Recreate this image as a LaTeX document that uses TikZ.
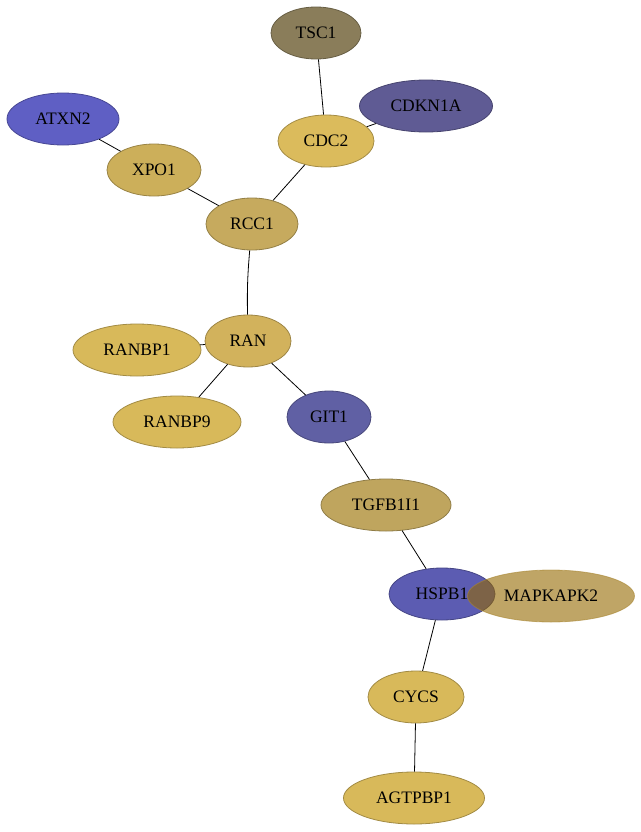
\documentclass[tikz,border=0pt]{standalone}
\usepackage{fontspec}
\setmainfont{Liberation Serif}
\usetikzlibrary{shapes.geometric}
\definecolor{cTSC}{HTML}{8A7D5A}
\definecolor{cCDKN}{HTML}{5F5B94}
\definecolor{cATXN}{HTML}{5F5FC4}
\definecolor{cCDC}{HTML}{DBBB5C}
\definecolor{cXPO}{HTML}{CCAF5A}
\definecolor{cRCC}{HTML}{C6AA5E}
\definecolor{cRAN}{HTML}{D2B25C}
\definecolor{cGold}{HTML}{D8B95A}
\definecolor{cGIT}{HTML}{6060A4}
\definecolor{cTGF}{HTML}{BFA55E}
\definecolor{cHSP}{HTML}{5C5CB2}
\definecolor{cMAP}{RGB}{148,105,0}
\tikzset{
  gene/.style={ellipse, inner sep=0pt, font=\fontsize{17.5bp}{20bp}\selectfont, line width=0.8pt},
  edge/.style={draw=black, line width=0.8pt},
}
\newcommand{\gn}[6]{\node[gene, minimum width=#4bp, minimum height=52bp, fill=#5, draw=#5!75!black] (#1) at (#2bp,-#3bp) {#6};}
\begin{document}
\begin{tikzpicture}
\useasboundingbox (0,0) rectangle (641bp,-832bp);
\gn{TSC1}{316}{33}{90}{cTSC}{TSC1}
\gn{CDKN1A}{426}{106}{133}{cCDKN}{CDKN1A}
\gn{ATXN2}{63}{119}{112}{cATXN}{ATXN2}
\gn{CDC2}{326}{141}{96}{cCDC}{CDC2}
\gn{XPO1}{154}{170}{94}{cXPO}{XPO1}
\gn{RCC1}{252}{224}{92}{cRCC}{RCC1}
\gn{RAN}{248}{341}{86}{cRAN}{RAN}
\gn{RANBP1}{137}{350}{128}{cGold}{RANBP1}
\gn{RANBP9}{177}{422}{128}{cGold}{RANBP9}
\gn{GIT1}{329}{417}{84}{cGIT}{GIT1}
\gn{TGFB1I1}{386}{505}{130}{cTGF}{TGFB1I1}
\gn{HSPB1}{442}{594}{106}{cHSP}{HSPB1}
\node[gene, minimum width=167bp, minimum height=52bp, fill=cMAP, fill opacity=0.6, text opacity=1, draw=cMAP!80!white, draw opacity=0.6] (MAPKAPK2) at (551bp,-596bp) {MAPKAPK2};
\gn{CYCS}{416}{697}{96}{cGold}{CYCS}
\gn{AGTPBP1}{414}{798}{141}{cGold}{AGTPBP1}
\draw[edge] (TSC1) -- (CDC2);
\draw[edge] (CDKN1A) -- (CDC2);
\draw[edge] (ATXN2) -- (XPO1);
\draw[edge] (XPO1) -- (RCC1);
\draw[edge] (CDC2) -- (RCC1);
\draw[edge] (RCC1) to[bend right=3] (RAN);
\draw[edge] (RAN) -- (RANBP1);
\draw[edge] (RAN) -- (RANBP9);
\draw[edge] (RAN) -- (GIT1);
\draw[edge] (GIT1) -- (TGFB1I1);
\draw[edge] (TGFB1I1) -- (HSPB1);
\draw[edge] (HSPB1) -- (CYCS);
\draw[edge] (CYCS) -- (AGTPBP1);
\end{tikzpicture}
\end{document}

..............................

EXERCISE INSTRUCTIONS
Repeat the lines above exactly, and keep every picture out.

EXERCISE RESPONSE
Recreate this image as a LaTeX document that uses TikZ.
\documentclass[tikz,border=0pt]{standalone}
\usepackage{fontspec}
\setmainfont{Liberation Serif}
\usetikzlibrary{shapes.geometric}
\definecolor{cTSC}{HTML}{8A7D5A}
\definecolor{cCDKN}{HTML}{5F5B94}
\definecolor{cATXN}{HTML}{5F5FC4}
\definecolor{cCDC}{HTML}{DBBB5C}
\definecolor{cXPO}{HTML}{CCAF5A}
\definecolor{cRCC}{HTML}{C6AA5E}
\definecolor{cRAN}{HTML}{D2B25C}
\definecolor{cGold}{HTML}{D8B95A}
\definecolor{cGIT}{HTML}{6060A4}
\definecolor{cTGF}{HTML}{BFA55E}
\definecolor{cHSP}{HTML}{5C5CB2}
\definecolor{cMAP}{RGB}{148,105,0}
\tikzset{
  gene/.style={ellipse, inner sep=0pt, font=\fontsize{17.5bp}{20bp}\selectfont, line width=0.8pt},
  edge/.style={draw=black, line width=0.8pt},
}
\newcommand{\gn}[6]{\node[gene, minimum width=#4bp, minimum height=52bp, fill=#5, draw=#5!75!black] (#1) at (#2bp,-#3bp) {#6};}
\begin{document}
\begin{tikzpicture}
\useasboundingbox (0,0) rectangle (641bp,-832bp);
\gn{TSC1}{316}{33}{90}{cTSC}{TSC1}
\gn{CDKN1A}{426}{106}{133}{cCDKN}{CDKN1A}
\gn{ATXN2}{63}{119}{112}{cATXN}{ATXN2}
\gn{CDC2}{326}{141}{96}{cCDC}{CDC2}
\gn{XPO1}{154}{170}{94}{cXPO}{XPO1}
\gn{RCC1}{252}{224}{92}{cRCC}{RCC1}
\gn{RAN}{248}{341}{86}{cRAN}{RAN}
\gn{RANBP1}{137}{350}{128}{cGold}{RANBP1}
\gn{RANBP9}{177}{422}{128}{cGold}{RANBP9}
\gn{GIT1}{329}{417}{84}{cGIT}{GIT1}
\gn{TGFB1I1}{386}{505}{130}{cTGF}{TGFB1I1}
\gn{HSPB1}{442}{594}{106}{cHSP}{HSPB1}
\node[gene, minimum width=167bp, minimum height=52bp, fill=cMAP, fill opacity=0.6, text opacity=1, draw=cMAP!80!white, draw opacity=0.6] (MAPKAPK2) at (551bp,-596bp) {MAPKAPK2};
\gn{CYCS}{416}{697}{96}{cGold}{CYCS}
\gn{AGTPBP1}{414}{798}{141}{cGold}{AGTPBP1}
\draw[edge] (TSC1) -- (CDC2);
\draw[edge] (CDKN1A) -- (CDC2);
\draw[edge] (ATXN2) -- (XPO1);
\draw[edge] (XPO1) -- (RCC1);
\draw[edge] (CDC2) -- (RCC1);
\draw[edge] (RCC1) to[bend right=3] (RAN);
\draw[edge] (RAN) -- (RANBP1);
\draw[edge] (RAN) -- (RANBP9);
\draw[edge] (RAN) -- (GIT1);
\draw[edge] (GIT1) -- (TGFB1I1);
\draw[edge] (TGFB1I1) -- (HSPB1);
\draw[edge] (HSPB1) -- (CYCS);
\draw[edge] (CYCS) -- (AGTPBP1);
\end{tikzpicture}
\end{document}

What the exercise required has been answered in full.